Toppin’s offensive game is already polished – both around the basket and on the perimeter. He’s simply a beast around the rim, throwing down highlight dunks off the break, on lobs and put-backs. With a school-record 107 dunks this past season, he was college hoops most prodigious vertical athlete.
As impressive as Toppin is around the rim, he’s almost as good on the perimeter. Over the course of his career at Dayton, Toppin shot 42 percent from three-point range; 39 percent on 2.6 attempts-per-game from deep this past season. He’s not as accurate off the dribble, but even in today’s game, teams don’t need their bigs to do that.
For his size, Toppin’s a solid ball-handler with both hands and a very good passer. Although he finished with more total turnovers than assists, he still averaged 2.2apg this past season.
Toppin has a unique build with high shoulders and, despite just an average wingspan measurement, plays bigger than his height. He can out-muscle smaller defenders and was too quick for bigger centers.
Toppin played in an NBA-style system at Dayton and should be very comfortable taking his offensive game to the next level.
WEAKNESSES The aforementioned “upside” is always a concern for a high lottery pick who’ll turn 23 before the completion of his rookie year.
The other concern about Toppin is another dreaded Draft term – that he could be a “tweener”: not big enough to compete with true NBA centers and not quick enough to run with more athletic powers forwards and wings. Toppin was a beast for Dayton, but the Flyers only played two top 25 schools – and bigger centers gave Toppin trouble on the defensive end.
The defensive end is where Toppin will have to prove himself at the pro level. He’s a tremendous vertical athlete, but not quick laterally or with change of pace direction making him vulnerable on the perimeter.
Physically, aside from the average wingspan, Toppin will need to add strength to his lower body. One of the knocks on him was a lack of physicality. In that vein, Toppin is a good-but-not-great rebounder, but still has room for improvement.
Despite being a solid shot-blocker, Toppin doesn’t project as the proverbial “plus” defender, but he was asked to do so much of UD’s offensive heavy lifting that some defensive miscues were manageable.
HOW HE'D FIT The Cavaliers collection of bigs that ended last season was among the league’s best. Tristan Thompson, Kevin Love, Andre Drummond and Larry Nance Jr. proved to be a handful.

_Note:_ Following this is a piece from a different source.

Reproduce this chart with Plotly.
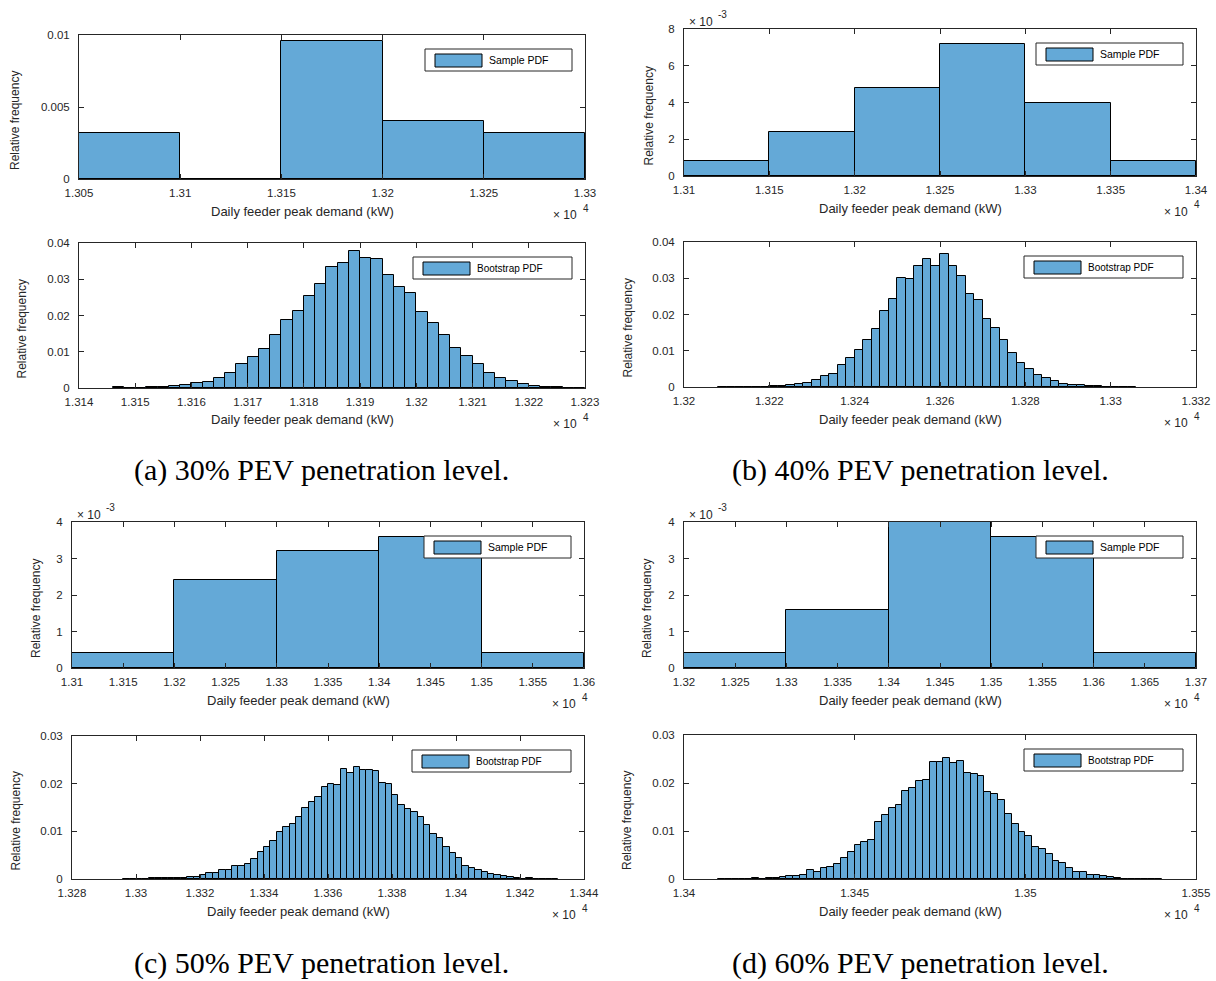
import plotly.graph_objects as go

W, H = 1216, 981

# ------------------------------------------------------------------ data
# Sample PDFs (bin edges in kW, relative frequency per bin)
a_sample_edges = [13050, 13100, 13150, 13200, 13250, 13300]
a_sample_pdf = [0.0032, 0.0, 0.0096, 0.0040, 0.0032]
b_sample_edges = [13100, 13150, 13200, 13250, 13300, 13350, 13400]
b_sample_pdf = [0.0008, 0.0024, 0.0048, 0.0072, 0.0040, 0.0008]
c_sample_edges = [13100, 13200, 13300, 13400, 13500, 13600]
c_sample_pdf = [0.0004, 0.0024, 0.0032, 0.0036, 0.0004]
d_sample_edges = [13200, 13300, 13400, 13500, 13600, 13700]
d_sample_pdf = [0.0004, 0.0016, 0.0040, 0.0036, 0.0004]

# Bootstrap PDFs (first bin edge in kW, common bin width, heights)
boot_bin_width = 2
a_boot_start = 13146
a_boot_pdf = [0.0002, 0.0000, 0.0001, 0.0002, 0.0003, 0.0005, 0.0009, 0.0014, 0.0016, 0.0028,
              0.0042, 0.0066, 0.0085, 0.0107, 0.0145, 0.0188, 0.0212, 0.0254, 0.0287, 0.0334,
              0.0344, 0.0379, 0.0360, 0.0356, 0.0312, 0.0279, 0.0263, 0.0210, 0.0180, 0.0146,
              0.0110, 0.0087, 0.0066, 0.0041, 0.0028, 0.0019, 0.0010, 0.0006, 0.0003, 0.0003,
              0.0001, 0.0001]
b_boot_start = 13208
b_boot_pdf = [0.0001, 0.0001, 0.0001, 0.0001, 0.0001, 0.0001, 0.0002, 0.0003, 0.0005, 0.0008,
              0.0010, 0.0018, 0.0029, 0.0035, 0.0061, 0.0079, 0.0102, 0.0131, 0.0160, 0.0209,
              0.0242, 0.0300, 0.0297, 0.0334, 0.0352, 0.0335, 0.0367, 0.0333, 0.0306, 0.0257,
              0.0240, 0.0188, 0.0163, 0.0130, 0.0093, 0.0066, 0.0051, 0.0034, 0.0025, 0.0017,
              0.0008, 0.0006, 0.0005, 0.0003, 0.0002, 0.0001, 0.0001, 0.0001, 0.0001]
c_boot_start = 13296
c_boot_pdf = [0.0001, 0.0001, 0.0001, 0.0001, 0.0002, 0.0002, 0.0002, 0.0003, 0.0003, 0.0003,
              0.0005, 0.0004, 0.0008, 0.0012, 0.0012, 0.0018, 0.0018, 0.0027, 0.0027, 0.0031,
              0.0041, 0.0056, 0.0068, 0.0079, 0.0098, 0.0110, 0.0115, 0.0130, 0.0150, 0.0161,
              0.0172, 0.0192, 0.0200, 0.0197, 0.0231, 0.0222, 0.0234, 0.0228, 0.0229, 0.0226,
              0.0201, 0.0199, 0.0177, 0.0155, 0.0147, 0.0140, 0.0130, 0.0113, 0.0094, 0.0085,
              0.0068, 0.0055, 0.0045, 0.0028, 0.0023, 0.0019, 0.0014, 0.0011, 0.0009, 0.0006,
              0.0004, 0.0002, 0.0001, 0.0002, 0.0001, 0.0001, 0.0001, 0.0001]
d_boot_start = 13410
d_boot_pdf = [0.0001, 0.0001, 0.0001, 0.0001, 0.0001, 0.0002, 0.0001, 0.0003, 0.0002, 0.0004,
              0.0006, 0.0006, 0.0009, 0.0018, 0.0014, 0.0023, 0.0025, 0.0032, 0.0044, 0.0057,
              0.0071, 0.0077, 0.0082, 0.0118, 0.0133, 0.0147, 0.0154, 0.0184, 0.0189, 0.0205,
              0.0206, 0.0244, 0.0244, 0.0253, 0.0241, 0.0246, 0.0221, 0.0219, 0.0215, 0.0181,
              0.0177, 0.0164, 0.0136, 0.0114, 0.0098, 0.0090, 0.0067, 0.0063, 0.0053, 0.0038,
              0.0034, 0.0022, 0.0014, 0.0014, 0.0009, 0.0008, 0.0006, 0.0005, 0.0002, 0.0001,
              0.0001, 0.0001, 0.0001, 0.0001, 0.0001]

# Tick values
a_sample_xticks = [13050, 13100, 13150, 13200, 13250, 13300]
a_boot_xticks = [13140, 13150, 13160, 13170, 13180, 13190, 13200, 13210, 13220, 13230]
b_sample_xticks = [13100, 13150, 13200, 13250, 13300, 13350, 13400]
b_boot_xticks = [13200, 13220, 13240, 13260, 13280, 13300, 13320]
c_sample_xticks = [13100, 13150, 13200, 13250, 13300, 13350, 13400, 13450, 13500, 13550, 13600]
c_boot_xticks = [13280, 13300, 13320, 13340, 13360, 13380, 13400, 13420, 13440]
d_sample_xticks = [13200, 13250, 13300, 13350, 13400, 13450, 13500, 13550, 13600, 13650, 13700]
d_boot_xticks = [13400, 13450, 13500, 13550]
a_sample_yticks = [0, 0.005, 0.01]
b_sample_yticks = [0, 0.002, 0.004, 0.006, 0.008]
cd_sample_yticks = [0, 0.001, 0.002, 0.003, 0.004]
ab_boot_yticks = [0, 0.01, 0.02, 0.03, 0.04]
cd_boot_yticks = [0, 0.01, 0.02, 0.03]

x_label = "Daily feeder peak demand (kW)"
y_label = "Relative frequency"
captions = ["(a) 30% PEV penetration level.", "(b) 40% PEV penetration level.",
            "(c) 50% PEV penetration level.", "(d) 60% PEV penetration level."]


def sample_bins(edges, pdf):
    centers = [(edges[i] + edges[i + 1]) / 2 for i in range(len(pdf))]
    widths = [edges[i + 1] - edges[i] for i in range(len(pdf))]
    return centers, widths, pdf


def boot_bins(start, width, pdf):
    centers = [start + width * (i + 0.5) for i in range(len(pdf))]
    return centers, [width] * len(pdf), pdf


# ------------------------------------------------------------------ style / layout
FILL = "#64A9D7"
AXC = "#262626"
SANS = "Liberation Sans, Arial, Helvetica, sans-serif"

panels = [
    dict(bins=sample_bins(a_sample_edges, a_sample_pdf), box=(79, 585, 35, 179),
         xr=(13050, 13300), xt=a_sample_xticks, yr=(0, 0.01), yt=a_sample_yticks, exp=False,
         leg="Sample PDF", ylx=15),
    dict(bins=boot_bins(a_boot_start, boot_bin_width, a_boot_pdf), box=(79, 585, 243, 388),
         xr=(13140, 13230), xt=a_boot_xticks, yr=(0, 0.04), yt=ab_boot_yticks, exp=False,
         leg="Bootstrap PDF", ylx=22),
    dict(bins=sample_bins(b_sample_edges, b_sample_pdf), box=(684, 1196, 29, 176),
         xr=(13100, 13400), xt=b_sample_xticks, yr=(0, 0.008), yt=b_sample_yticks, exp=True,
         leg="Sample PDF", ylx=648),
    dict(bins=boot_bins(b_boot_start, boot_bin_width, b_boot_pdf), box=(684, 1196, 242, 387),
         xr=(13200, 13320), xt=b_boot_xticks, yr=(0, 0.04), yt=ab_boot_yticks, exp=False,
         leg="Bootstrap PDF", ylx=627),
    dict(bins=sample_bins(c_sample_edges, c_sample_pdf), box=(72, 584, 522, 668),
         xr=(13100, 13600), xt=c_sample_xticks, yr=(0, 0.004), yt=cd_sample_yticks, exp=True,
         leg="Sample PDF", ylx=36),
    dict(bins=boot_bins(c_boot_start, boot_bin_width, c_boot_pdf), box=(72, 584, 736, 879),
         xr=(13280, 13440), xt=c_boot_xticks, yr=(0, 0.03), yt=cd_boot_yticks, exp=False,
         leg="Bootstrap PDF", ylx=15),
    dict(bins=sample_bins(d_sample_edges, d_sample_pdf), box=(684, 1196, 522, 668),
         xr=(13200, 13700), xt=d_sample_xticks, yr=(0, 0.004), yt=cd_sample_yticks, exp=True,
         leg="Sample PDF", ylx=647),
    dict(bins=boot_bins(d_boot_start, boot_bin_width, d_boot_pdf), box=(684, 1196, 735, 879),
         xr=(13400, 13550), xt=d_boot_xticks, yr=(0, 0.03), yt=cd_boot_yticks, exp=False,
         leg="Bootstrap PDF", ylx=627),
]


def px(x):
    return x / W


def py(y):
    return 1 - y / H


def note(text, x, y, size, xanchor="left", color=AXC, **kw):
    return dict(text=text, x=px(x), y=py(y), xref="paper", yref="paper", showarrow=False,
                xanchor=xanchor, yanchor="middle",
                font=dict(family=SANS, size=size, color=color), **kw)


fig = go.Figure()
annotations = []
shapes = []
layout_axes = {}

for k, p in enumerate(panels, start=1):
    l, r, t, b = p["box"]
    sfx = "" if k == 1 else str(k)
    centers, widths, heights = p["bins"]
    fig.add_trace(go.Bar(
        x=centers, y=heights, width=widths,
        xaxis="x" + sfx, yaxis="y" + sfx,
        marker=dict(color=FILL, line=dict(color="black", width=1)),
        showlegend=False, name=p["leg"],
    ))
    common = dict(
        ticks="inside", ticklen=5, tickwidth=1, tickcolor=AXC,
        showline=True, linecolor=AXC, linewidth=1, mirror="ticks",
        showgrid=False, zeroline=False, automargin=False,
        tickfont=dict(family=SANS, size=11.5, color=AXC),
    )
    layout_axes["xaxis" + sfx] = dict(
        common, domain=[px(l), px(r)], range=list(p["xr"]), anchor="y" + sfx,
        tickmode="array", tickvals=p["xt"], ticktext=[f"{v / 1e4:g}" for v in p["xt"]],
        ticklabelstandoff=3,
    )
    if p["exp"]:
        ytext = [f"{v * 1e3:g}" for v in p["yt"]]
    else:
        ytext = [f"{v:g}" for v in p["yt"]]
    layout_axes["yaxis" + sfx] = dict(
        common, domain=[py(b), py(t)], range=list(p["yr"]), anchor="x" + sfx,
        tickmode="array", tickvals=p["yt"], ticktext=ytext, ticklabelstandoff=6,
    )

    # axis labels
    annotations.append(note(x_label, (l + r) / 2 - 30, b + 32, 13, xanchor="center"))
    annotations.append(note(y_label, p["ylx"], (t + b) / 2 + 14, 12, xanchor="center",
                            textangle=-90))
    # x exponent: "× 10" with a raised "4"
    annotations.append(note("× 10", r - 34, b + 36, 12))
    annotations.append(note("4", r - 4, b + 29, 10))
    if p["exp"]:
        annotations.append(note("× 10", l + 3, t - 7, 12))
        annotations.append(note("-3", l + 32, t - 15, 10))

    # legend box (drawn like the MATLAB legend)
    boxw = 147 if p["leg"] == "Sample PDF" else 159
    bx1 = r - 13
    bx0 = bx1 - boxw
    by0 = t + 14
    by1 = by0 + 22
    shapes.append(dict(type="rect", xref="paper", yref="paper", layer="above",
                       x0=px(bx0), x1=px(bx1), y0=py(by1), y1=py(by0),
                       line=dict(color=AXC, width=1), fillcolor="white"))
    shapes.append(dict(type="rect", xref="paper", yref="paper", layer="above",
                       x0=px(bx0 + 10), x1=px(bx0 + 57), y0=py(by0 + 18), y1=py(by0 + 5),
                       line=dict(color="black", width=1), fillcolor=FILL))
    annotations.append(note(p["leg"], bx0 + 62, by0 + 11,
                            10.5 if p["leg"] == "Sample PDF" else 10, color="black"))

cap_pos = [(321, 470), (920, 470), (321, 963), (920, 963)]
for txt, (cx, cy) in zip(captions, cap_pos):
    annotations.append(dict(text=txt, x=px(cx), y=py(cy), xref="paper", yref="paper",
                            showarrow=False, xanchor="center", yanchor="middle",
                            font=dict(family="Liberation Serif, Times New Roman, serif",
                                      size=30, color="black")))

fig.update_layout(
    width=W, height=H, margin=dict(l=0, r=0, t=0, b=0, pad=0, autoexpand=False),
    paper_bgcolor="white", plot_bgcolor="white",
    barmode="overlay", bargap=0, showlegend=False,
    annotations=annotations, shapes=shapes,
    **layout_axes,
)

fig.write_html("out.html")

Whether that quartet returns intact or not, Toppin would be a welcome addition to Cleveland’s frontline. He can stretch the floor or be dynamic on the block. Imagine the acceleration of the young guards’ growth having a weapon like Toppin working above the rim.
If the Wine & Gold are looking to shore up a defense that’s struggled over the past couple seasons, Toppin is not going to help right away. But having better players around him and in a system where he’s asked to do less offensively could help him sharpen those skills.
Finally, Toppin is, by all accounts, a great young kid and strong leader – someone who worked his way up from being lightly-recruited out of high school (who didn’t dunk until his senior year) to college basketball’s best player and a top pick in the 2020 NBA Draft.
Does that sound like the type of player who might fit in here in Cleveland?